- Work to be completed
Write out the material exactly. Do not include the pictures.

========================================================================

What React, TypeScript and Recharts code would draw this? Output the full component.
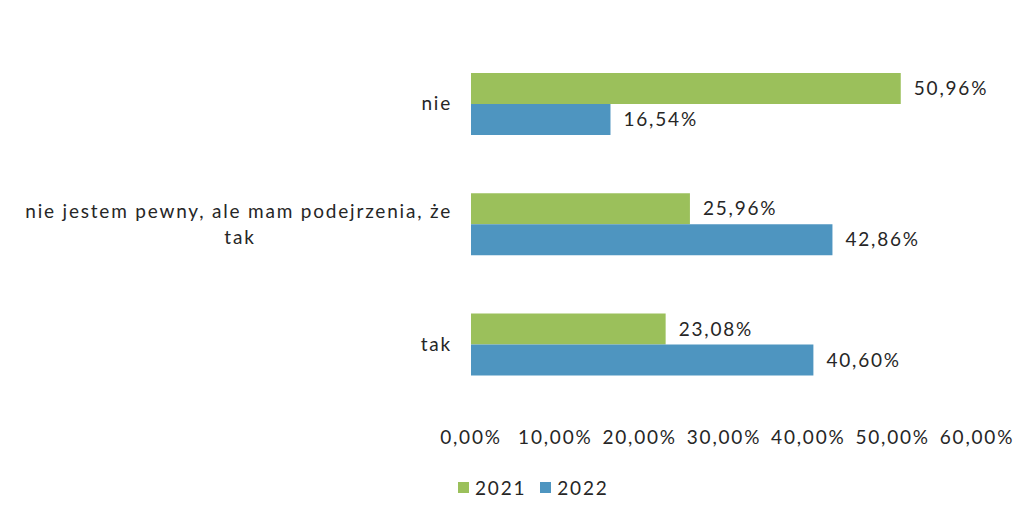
import { BarChart, Bar, XAxis, YAxis, Legend, LabelList } from 'recharts';

const CATEGORIES = ['nie', 'nie jestem pewny, ale mam podejrzenia, że tak', 'tak'];
const VALUES_2021 = [50.96, 25.96, 23.08];
const VALUES_2022 = [16.54, 42.86, 40.6];
const X_TICKS = [0, 10, 20, 30, 40, 50, 60];

const GREEN = '#9BC05B';
const BLUE = '#4E95C0';
const TEXT = '#262626';
const FONT = 'Lato, "Noto Sans", sans-serif';
const FONT_SIZE = 19;
const SPACING = 1.8;

const chartData = CATEGORIES.map((name, i) => ({
  name,
  y2021: VALUES_2021[i],
  y2022: VALUES_2022[i],
}));

function formatPct(v: number): string {
  return `${v.toFixed(2).replace('.', ',')}%`;
}

// wrap long category names the way Excel does: first line right-aligned, rest centered under it
function CategoryTick(props: any) {
  const { x, y, payload } = props;
  const label: string = payload.value;
  const textProps = { fill: TEXT, fontSize: FONT_SIZE, fontFamily: FONT, letterSpacing: SPACING };
  if (label.length < 30) {
    return (
      <text x={x} y={y} dy={6} textAnchor="end" {...textProps}>
        {label}
      </text>
    );
  }
  const cut = label.lastIndexOf(' ');
  const first = label.slice(0, cut);
  const second = label.slice(cut + 1);
  return (
    <g>
      <text x={x} y={y} dy={-7} textAnchor="end" {...textProps}>
        {first}
      </text>
      <text x={x - 212} y={y} dy={19} textAnchor="middle" {...textProps}>
        {second}
      </text>
    </g>
  );
}

function SimpleLegend() {
  const items = [
    { label: '2021', color: GREEN },
    { label: '2022', color: BLUE },
  ];
  return (
    <div style={{ display: 'flex', gap: 14, fontFamily: FONT, fontSize: FONT_SIZE, letterSpacing: SPACING, color: TEXT }}>
      {items.map((it) => (
        <div key={it.label} style={{ display: 'flex', alignItems: 'center', gap: 6 }}>
          <span style={{ width: 11, height: 11, background: it.color, display: 'inline-block' }} />
          <span>{it.label}</span>
        </div>
      ))}
    </div>
  );
}

export default function App() {
  return (
    <div style={{ position: 'absolute', left: 0, top: 0, background: '#fff' }}>
      <BarChart
        width={1032}
        height={519}
        data={chartData}
        layout="vertical"
        margin={{ top: 44, right: 55, bottom: 42, left: 0 }}
        barCategoryGap="24%"
        barGap={0}
      >
        <XAxis
          type="number"
          domain={[0, 60]}
          ticks={X_TICKS}
          tickFormatter={formatPct}
          axisLine={false}
          tickLine={false}
          tickMargin={20}
          height={44}
          tick={{ fill: TEXT, fontSize: FONT_SIZE, fontFamily: FONT, letterSpacing: SPACING }}
          interval={0}
        />
        <YAxis
          type="category"
          dataKey="name"
          width={471}
          axisLine={false}
          tickLine={false}
          tickMargin={13}
          tick={<CategoryTick />}
          interval={0}
        />
        <Legend
          verticalAlign="bottom"
          content={<SimpleLegend />}
          wrapperStyle={{ position: 'absolute', left: 458, top: 476, width: 220, height: 28 }}
        />
        <Bar dataKey="y2021" name="2021" fill={GREEN} isAnimationActive={false}>
          <LabelList
            dataKey="y2021"
            position="right"
            offset={13}
            formatter={(v: any) => formatPct(Number(v))}
            style={{ fill: TEXT, fontSize: FONT_SIZE, fontFamily: FONT, letterSpacing: SPACING }}
          />
        </Bar>
        <Bar dataKey="y2022" name="2022" fill={BLUE} isAnimationActive={false}>
          <LabelList
            dataKey="y2022"
            position="right"
            offset={13}
            formatter={(v: any) => formatPct(Number(v))}
            style={{ fill: TEXT, fontSize: FONT_SIZE, fontFamily: FONT, letterSpacing: SPACING }}
          />
        </Bar>
      </BarChart>
    </div>
  );
}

========================================================================

- Complete response
What React, TypeScript and Recharts code would draw this? Output the full component.
import { BarChart, Bar, XAxis, YAxis, Legend, LabelList } from 'recharts';

const CATEGORIES = ['nie', 'nie jestem pewny, ale mam podejrzenia, że tak', 'tak'];
const VALUES_2021 = [50.96, 25.96, 23.08];
const VALUES_2022 = [16.54, 42.86, 40.6];
const X_TICKS = [0, 10, 20, 30, 40, 50, 60];

const GREEN = '#9BC05B';
const BLUE = '#4E95C0';
const TEXT = '#262626';
const FONT = 'Lato, "Noto Sans", sans-serif';
const FONT_SIZE = 19;
const SPACING = 1.8;

const chartData = CATEGORIES.map((name, i) => ({
  name,
  y2021: VALUES_2021[i],
  y2022: VALUES_2022[i],
}));

function formatPct(v: number): string {
  return `${v.toFixed(2).replace('.', ',')}%`;
}

// wrap long category names the way Excel does: first line right-aligned, rest centered under it
function CategoryTick(props: any) {
  const { x, y, payload } = props;
  const label: string = payload.value;
  const textProps = { fill: TEXT, fontSize: FONT_SIZE, fontFamily: FONT, letterSpacing: SPACING };
  if (label.length < 30) {
    return (
      <text x={x} y={y} dy={6} textAnchor="end" {...textProps}>
        {label}
      </text>
    );
  }
  const cut = label.lastIndexOf(' ');
  const first = label.slice(0, cut);
  const second = label.slice(cut + 1);
  return (
    <g>
      <text x={x} y={y} dy={-7} textAnchor="end" {...textProps}>
        {first}
      </text>
      <text x={x - 212} y={y} dy={19} textAnchor="middle" {...textProps}>
        {second}
      </text>
    </g>
  );
}

function SimpleLegend() {
  const items = [
    { label: '2021', color: GREEN },
    { label: '2022', color: BLUE },
  ];
  return (
    <div style={{ display: 'flex', gap: 14, fontFamily: FONT, fontSize: FONT_SIZE, letterSpacing: SPACING, color: TEXT }}>
      {items.map((it) => (
        <div key={it.label} style={{ display: 'flex', alignItems: 'center', gap: 6 }}>
          <span style={{ width: 11, height: 11, background: it.color, display: 'inline-block' }} />
          <span>{it.label}</span>
        </div>
      ))}
    </div>
  );
}

export default function App() {
  return (
    <div style={{ position: 'absolute', left: 0, top: 0, background: '#fff' }}>
      <BarChart
        width={1032}
        height={519}
        data={chartData}
        layout="vertical"
        margin={{ top: 44, right: 55, bottom: 42, left: 0 }}
        barCategoryGap="24%"
        barGap={0}
      >
        <XAxis
          type="number"
          domain={[0, 60]}
          ticks={X_TICKS}
          tickFormatter={formatPct}
          axisLine={false}
          tickLine={false}
          tickMargin={20}
          height={44}
          tick={{ fill: TEXT, fontSize: FONT_SIZE, fontFamily: FONT, letterSpacing: SPACING }}
          interval={0}
        />
        <YAxis
          type="category"
          dataKey="name"
          width={471}
          axisLine={false}
          tickLine={false}
          tickMargin={13}
          tick={<CategoryTick />}
          interval={0}
        />
        <Legend
          verticalAlign="bottom"
          content={<SimpleLegend />}
          wrapperStyle={{ position: 'absolute', left: 458, top: 476, width: 220, height: 28 }}
        />
        <Bar dataKey="y2021" name="2021" fill={GREEN} isAnimationActive={false}>
          <LabelList
            dataKey="y2021"
            position="right"
            offset={13}
            formatter={(v: any) => formatPct(Number(v))}
            style={{ fill: TEXT, fontSize: FONT_SIZE, fontFamily: FONT, letterSpacing: SPACING }}
          />
        </Bar>
        <Bar dataKey="y2022" name="2022" fill={BLUE} isAnimationActive={false}>
          <LabelList
            dataKey="y2022"
            position="right"
            offset={13}
            formatter={(v: any) => formatPct(Number(v))}
            style={{ fill: TEXT, fontSize: FONT_SIZE, fontFamily: FONT, letterSpacing: SPACING }}
          />
        </Bar>
      </BarChart>
    </div>
  );
}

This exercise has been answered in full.